The Ithaca researchers have captured 3D recordings of both the exterior and most of the interior of the building in amazing detail. The Leica C-10 3D laser scanner takes 50,000 readings every second as the machine rotates. The $95,000 device was first set up in a second-floor room. By timing the length of time each “blip” of the device takes to bounce back, the scanner calculates precise measurements of the size and shape of the reflecting objects, building up a complete 3D picture.
The students hope that the images collected from the scanning “will support preservation research, potentially impacting historical interpretation and public outreach at the site.”
The cottage is open to the public and run by the National Trust for Historic Preservation. As well as preserving the cottage, the Trust operates guided tours, exhibits, and programs in the hope that they will inspire visitors.
“This great opportunity not only records the existing conditions of the cottage, it also provides a platform for us to document, manage and present future preservation projects to the public,” said Jeffrey Larry, preservation manager at President Lincoln’s Cottage.
When the 3D capture is complete, preservationists and researchers will create an ultra-high-resolution image of the whole internal and external structure. The resolution will be down to a few millimetres – around one fifth of an inch. The digital reconstruction should give people all over the world the chance to “fly” through the room where Lincoln freed the slaves.
According to an article in the Washington Post, visitors to the virtual version of the cottage could, “turn the house upside down and make it spin in space with the click of a mouse.”

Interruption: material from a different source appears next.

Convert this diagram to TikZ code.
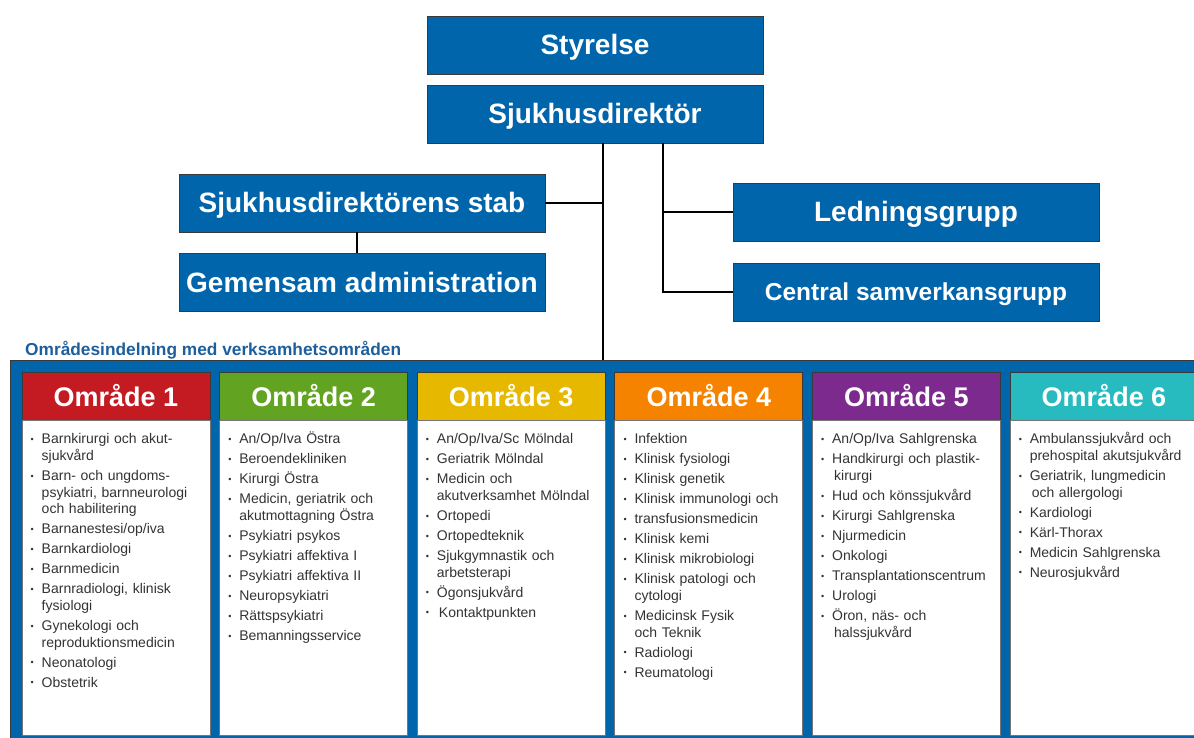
\documentclass[tikz,border=0pt]{standalone}
\usepackage{fontspec}
\setmainfont{Liberation Sans}
\setsansfont{Liberation Sans}
\usepackage{tikz}
\usetikzlibrary{positioning,calc}
\definecolor{sgblue}{HTML}{0065AB}
\definecolor{rubrik}{HTML}{1D5E9C}
\definecolor{omr1}{HTML}{C41A21}
\definecolor{omr2}{HTML}{62A421}
\definecolor{omr3}{HTML}{E6B800}
\definecolor{omr4}{HTML}{F58300}
\definecolor{omr5}{HTML}{7D2A8E}
\definecolor{omr6}{HTML}{27BBBF}
\definecolor{txt}{HTML}{333333}
\definecolor{kant}{HTML}{3A3A3A}
% en punkt i listan, med hängande indrag
\newcommand{\itm}[1]{\par\hangindent=16pt\hangafter=1\noindent
  \hspace*{5pt}\makebox[11pt][l]{\raisebox{1.2pt}{\small\textbullet}}#1}
\tikzset{
  ledbox/.style={fill=sgblue, draw=kant, line width=0.9pt, text=white,
                 inner sep=0pt, minimum height=58pt,
                 text height=20pt, text depth=0pt,
                 font=\fontsize{28}{30}\selectfont\bfseries},
  conn/.style={draw=black, line width=2.6pt},
  omrhead/.style={draw=kant, line width=0.9pt, text=white, inner sep=0pt,
                  minimum width=188pt, minimum height=48pt,
                  font=\fontsize{27}{29}\selectfont\bfseries},
  omrbody/.style={fill=white, draw=kant!70, line width=0.9pt, inner sep=0pt,
                  minimum width=188pt, minimum height=315pt},
  omrlist/.style={anchor=north west, text width=180pt, inner xsep=4pt,
                  inner ysep=3pt, align=left, text=txt,
                  font=\fontsize{14}{16.7}\selectfont\setlength\parskip{3.3pt}},
}
\begin{document}
\begin{tikzpicture}[x=1pt, y=-1pt]
  \useasboundingbox (0,0) rectangle (1194,738);
  \clip (0,0) rectangle (1194,738);

  % ledning
  \node[ledbox, minimum width=336pt] (sty) at (595,45) {Styrelse};
  \node[ledbox, minimum width=336pt] (dir) at (595,114) {Sjukhusdirektör};
  \node[ledbox, minimum width=366pt] (stab) at (362,203) {Sjukhusdirektörens stab};
  \node[ledbox, minimum width=366pt] (gem) at (362,282) {Gemensam administration};
  \node[ledbox, minimum width=366pt] (led) at (916,212) {Ledningsgrupp};
  \node[ledbox, minimum width=366pt, text height=17.5pt,
        font=\fontsize{24.5}{27}\selectfont\bfseries]
       (sam) at (916,292) {Central samverkansgrupp};

  % områdena
  \node[anchor=west, text=rubrik, inner sep=0pt,
        font=\fontsize{17.3}{19}\selectfont\bfseries] (rub) at (25,350)
       {Områdesindelning med verksamhetsområden};
  \node[fill=sgblue, draw=kant, line width=0.9pt, inner sep=0pt, anchor=north west,
        minimum width=1200pt, minimum height=400pt] (ram) at (10,360) {};

  \foreach \i in {1,...,6} {
    \node[omrhead, fill=omr\i] (h\i) at ({116+197.6*(\i-1)},396) {Område \i};
    \node[omrbody, below=0pt of h\i] (b\i) {};
  }

  \node[omrlist] (l1) at (b1.north west) {
    \itm{Barnkirurgi och akut-\newline sjukvård}
    \itm{Barn- och ungdoms-\newline psykiatri, barnneurologi\newline och habilitering}
    \itm{Barnanestesi/op/iva}
    \itm{Barnkardiologi}
    \itm{Barnmedicin}
    \itm{Barnradiologi, klinisk\newline fysiologi}
    \itm{Gynekologi och\newline reproduktionsmedicin}
    \itm{Neonatologi}
    \itm{Obstetrik}\par};
  \node[omrlist] (l2) at (b2.north west) {
    \itm{An/Op/Iva Östra}
    \itm{Beroendekliniken}
    \itm{Kirurgi Östra}
    \itm{Medicin, geriatrik och\newline akutmottagning Östra}
    \itm{Psykiatri psykos}
    \itm{Psykiatri affektiva I}
    \itm{Psykiatri affektiva II}
    \itm{Neuropsykiatri}
    \itm{Rättspsykiatri}
    \itm{Bemanningsservice}\par};
  \node[omrlist] (l3) at (b3.north west) {
    \itm{An/Op/Iva/Sc Mölndal}
    \itm{Geriatrik Mölndal}
    \itm{Medicin och\newline akutverksamhet Mölndal}
    \itm{Ortopedi}
    \itm{Ortopedteknik}
    \itm{Sjukgymnastik och\newline arbetsterapi}
    \itm{Ögonsjukvård}
    \itm{\hspace*{2pt}Kontaktpunkten}\par};
  \node[omrlist] (l4) at (b4.north west) {
    \itm{Infektion}
    \itm{Klinisk fysiologi}
    \itm{Klinisk genetik}
    \itm{Klinisk immunologi och}
    \itm{transfusionsmedicin}
    \itm{Klinisk kemi}
    \itm{Klinisk mikrobiologi}
    \itm{Klinisk patologi och\newline cytologi}
    \itm{Medicinsk Fysik\newline och Teknik}
    \itm{Radiologi}
    \itm{Reumatologi}\par};
  \node[omrlist] (l5) at (b5.north west) {
    \itm{An/Op/Iva Sahlgrenska}
    \itm{Handkirurgi och plastik-\newline\hspace*{2pt}kirurgi}
    \itm{Hud och könssjukvård}
    \itm{Kirurgi Sahlgrenska}
    \itm{Njurmedicin}
    \itm{Onkologi}
    \itm{Transplantationscentrum}
    \itm{Urologi}
    \itm{Öron, näs- och\newline\hspace*{2pt}halssjukvård}\par};
  \node[omrlist] (l6) at (b6.north west) {
    \itm{Ambulanssjukvård och\newline prehospital akutsjukvård}
    \itm{Geriatrik, lungmedicin\newline\hspace*{2pt}och allergologi}
    \itm{Kardiologi}
    \itm{Kärl-Thorax}
    \itm{Medicin Sahlgrenska}
    \itm{Neurosjukvård}\par};

  % linjer
  \coordinate (stam) at ([xshift=8pt]dir.south);
  \coordinate (gren) at ([xshift=68pt]dir.south);
  \draw[conn] (stam) -- (stam |- ram.north);
  \draw[conn] (stab.east) -- (stab.east -| stam);
  \draw[conn] ([xshift=-5pt]stab.south) -- ([xshift=-5pt]gem.north);
  \draw[conn] (gren) -- (gren |- sam.west) -- (sam.west);
  \draw[conn] (gren |- led.west) -- (led.west);
\end{tikzpicture}
\end{document}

Michael Rogers, associate professor in the Department of Physics and Astronomy at Ithaca College, and Scott Stull, lecturer in sociology/anthropology at SUNY Cortland, led the team of researchers. The week-long project was funded by a grant from Ithaca College.
Rogers has previously conducted similar research using 3D laser scanning technology, ground-penetrating radar and/or magnetometry at several other historic sites from the Revolutionary and French and Indian Wars. These include Old Fort Johnson, Fort Klock and Fort Hardy.